Can anyone help me regarding this?
Below is my code.
def vectorize_tag_page_data(texts, class_name, layer_name):
# Append layer suffix to class name
class_name = f"{class_name}01pagedata"
# Load configuration from environment variables
weaviate_url = os.getenv(f"URL")
weaviate_auth_key = os.getenv(f"AUTH_KEY")
openai_key = os.getenv("OPENAI_API_KEY")
if not weaviate_url or not weaviate_auth_key or not openai_key:
raise EnvironmentError("One or more required environment variables are missing")
# Prepare data objects for insertion
data_objs = [{"text": texts[key], "metadata": key} for key in texts]
total = len(data_objs)
print(f"\n{total} data objects prepared for insertion.\n")
print(f"Layer URL: {weaviate_url}")
# Initialize client with authentication
client = initialize_weaviate_client(weaviate_url, weaviate_auth_key, openai_key)
# Create collection in Weaviate
try:
response = client.collections.create(
name=class_name,
vectorizer_config=wvc.config.Configure.Vectorizer.text2vec_openai(),
properties=[
wvc.config.Property(name="text", data_type=wvc.config.DataType.TEXT),
wvc.config.Property(name="metadata", data_type=wvc.config.DataType.TEXT),
],
)
print(response.config.get(simple=False))
except Exception as e:
print(f"Error while creating collection: {e}")
finally:
client.close()
# Reinitialize client for data insertion
client = initialize_weaviate_client(weaviate_url, weaviate_auth_key, openai_key)
# Insert data using batching
try:
collection = client.collections.get(class_name)
with collection.batch.dynamic() as batch:
print("Batch insertion started.")
for i, data_obj in enumerate(data_objs, 1):
batch.add_object(properties=data_obj)
print(f"Uploaded Tag Data: {i}/{total}")
# Check for batch insertion errors
if batch.number_errors > 0:
print(f"Number of errors during batch insertion: {batch.number_errors}")
else:
print("Batch insertion completed successfully.")
# Optional: Verify insertion by querying the collection
try:
result = collection.query.bm25(query="genAI", limit=10)
print("\nQuery Results:", result)
except Exception as e:
print(f"Error while querying: {e}")
except Exception as e:
print(f"An exception occurred: {e}")
finally:
if client is not None:
client.close()
def initialize_weaviate_client(url, auth_key, openai_key):
client = wvc.Client(
url=url,
auth_client_secret=wvc.AuthApiKey(api_key=auth_key),
additional_headers={
"X-OpenAI-Api-Key": openai_key
}
)
return client
Server Setup Information
- Weaviate Server Version: 4.8.1
- Deployment Method: I am using on python directly
- Multi Node?

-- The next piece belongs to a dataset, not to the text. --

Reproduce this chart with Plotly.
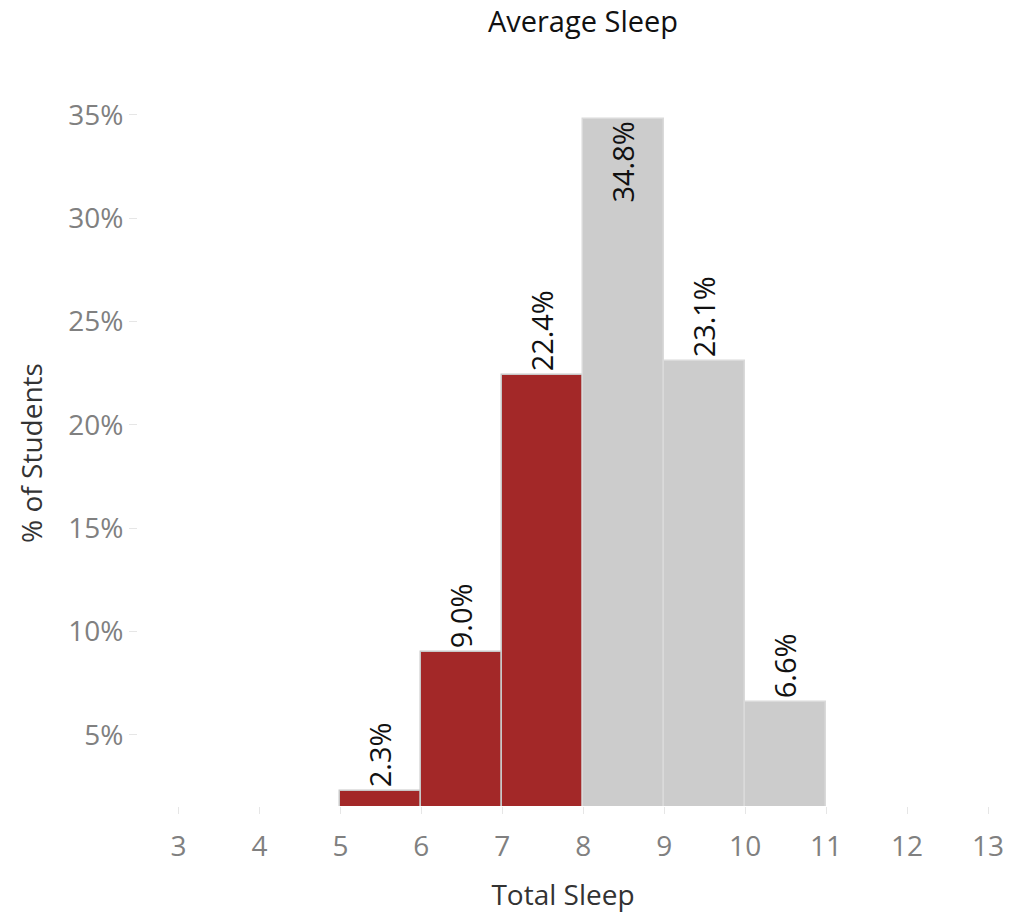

Number of Running Nodes: 1
- Client Language and Version: Python 3.12.3
- Multitenancy?:
Any additional Information
[ErrorObject(message=“WeaviateInsertManyAllFailedError(‘Every object failed during insertion. Here is the set of all errors: text too long for vectorization’)”, object_=BatchObject(collection=‘Sswhhsdflesdfesssssr01pagedata’, vector=None, uuid=‘fb5fc0a6-f652-4e64-bc36-d1bcc0536e0b’, properties={‘text’: ‘a’, ‘metadata’: ‘name1’}, tenant=None, references=None, index=0, retry_count=0), original_uuid=None), ErrorObject(message=“WeaviateInsertManyAllFailedError(‘Every object failed during insertion. Here is the set of all errors: text too long for vectorization’)”, object=_BatchObject(collection=‘Sswhhsdflesdfesssssr01pagedata’, vector=None, uuid=‘e21581f3-c7dd-447b-b240-bf566314eea7’, properties={‘text’: ‘1’, ‘metadata’: ‘value1’}, tenant=None, references=None, index=1, retry_count=0), original_uuid=None)]
data I am trying to insert = [{‘text’: ‘a’, ‘metadata’: ‘name1’}, {‘text’: ‘1’, ‘metadata’: ‘value1’}]